Bollocks. It just wasn’t meant to be. Much as we wanted to believe this particular England team could go all the way, they just weren’t quite good enough. There’s no shame in that, of course. This young group of players were given no chance a few weeks ago. But I can’t deny they were second best on the night and we can have few complaints. Well played Croatia. You utter bastards 🙂

Much as I find this current group of players quite likeable, however, I am a bit confused by the national mood. Everyone seems really proud of what we’ve achieved. I don’t quite feel the same way though. In fact I have very mixed feelings. On the one hand it was a brilliant ride, and I think Southgate has put some solid foundations in place for future success. On the other hand we got outplayed by Croatia, a country with a population of just 4 million. That’s smaller than Scotland.

I guess it all comes down to expectations. If you expected England to crash and burn horribly then you’ll be delighted we reached the semis. However, I always expected us to qualify from the group, and when the draw opened up generously (to say the least) I was genuinely hopeful we’d reach the final. A country with England’s wealth and talent pool should be able to beat Colombia, Sweden, and Croatia. In years to come we’ll see this World Cup as a huge opportunity missed. That’s what hurts the most.

I also find it a tad surreal that this team are being treated like heroes. There’s no middle-ground in English football. The teams we send to major finals either make the nation proud (1990, 1996, 2018) or get treated like a national disgrace (pretty much every other year). Isn’t the truth somewhere in between? In my opinion the current team did quite well but no more and no less. Our sporting press and all the supporters seem a bit too emotional and a tad fickle in my humble opinion.

I know there has been talk about exceeding expectations but an argument could be made that this team simply lived up to their world ranking.

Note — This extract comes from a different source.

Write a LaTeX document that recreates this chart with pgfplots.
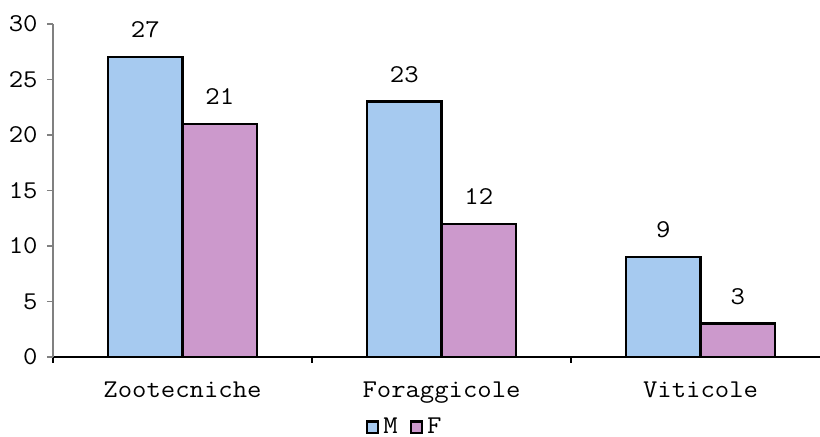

England are currently 12th in the FIFA table. In this world cup we beat Tunisia (ranked 21st), Panama (55th), and Sweden (24th). We essentially drew with Colombia (16th) and lost to Croatia (20th). It’s a bit irrelevant but Belgium are ranked 3rd for what that’s worth.

Overall, therefore, I feel we needed a bit of a reality check. We all bought into the dream that football was coming home. But in reality all that came home were chickens … to roost. Typically we all got carried away with the hype. Will we never learn? There’s much to admire about our team but they never seriously looked like champions.

England have proved they’re a good team, and that makes a lovely refreshing change, but there’s still substantial room for improvement – especially when one considers the wealth of the premier league and the place football holds in the national consciousness. Cricket would kill for a ounce of the coverage that football gets.

And I guess that’s why, despite getting so close to our first appearance in a world cup final since 1966, that I’m merely disappointed rather than devastated today. When we lost on penalties in 1990 and 1996 I felt like I’d been kicked in the crotch. It took me three or four days to get over it. I was so despondent because I felt we deserved to win those games and were good enough to win the whole tournament. Sadly I don’t think I can say the same about the current squad. The truth is that although Southgate’s team has done well they’re not a champion team … at least not yet.

I also feel less than distraught because this team’s best days are clearly ahead of them. This feels like the beginning not an end. Southgate has created a really solid platform we can build upon. If he can integrate some of our world cup winning youth players over the next few years then we should be formidable by 2022.

What’s more, although I don’t think the current team has many real stars (I thought Kane was very disappointing last night), I do think several of the XI have the potential to become world class in time. Although John Stones was to blame for Croatia’s winner, he has grown in stature this month and might develop into one hell of a player. Ditto Harry Maguire. I also love the look of Marcus Rashford. And if you don’t love everything about Jordan Pickford then you’re dead inside.

Perhaps it’s this sense of optimism that explains the nation’s pride today? Although this team didn’t kill any giants, and frequently struggled to score from open play, one can’t deny its more intangible achievements – particularly the way they’ve brought the country together for a few glorious hours.

Our country has been so divided recently. Our politics is a shit-storm, with a government and opposition that are clearly riddled with divisions and huge ideological differences. The future looks very uncertain – not because the UK isn’t a fantastic country but because the divisions run so deep over Brexit, the future of liberal capitalism, and Corbyn’s socialist alternative. There’s seems little middle-ground here either I’m afraid.

So what did England’s football team achieve? Not a hell of a lot in pure football terms. They had the match by the scruff of the neck last night but couldn’t manage the game and ultimately fell apart. However, they did make the nation forget about its broader problems for a moment. And they temporarily united people who have been clawing each other’s eyes out for the last couple of years.

Come to think of it. That’s one hell of an achievement.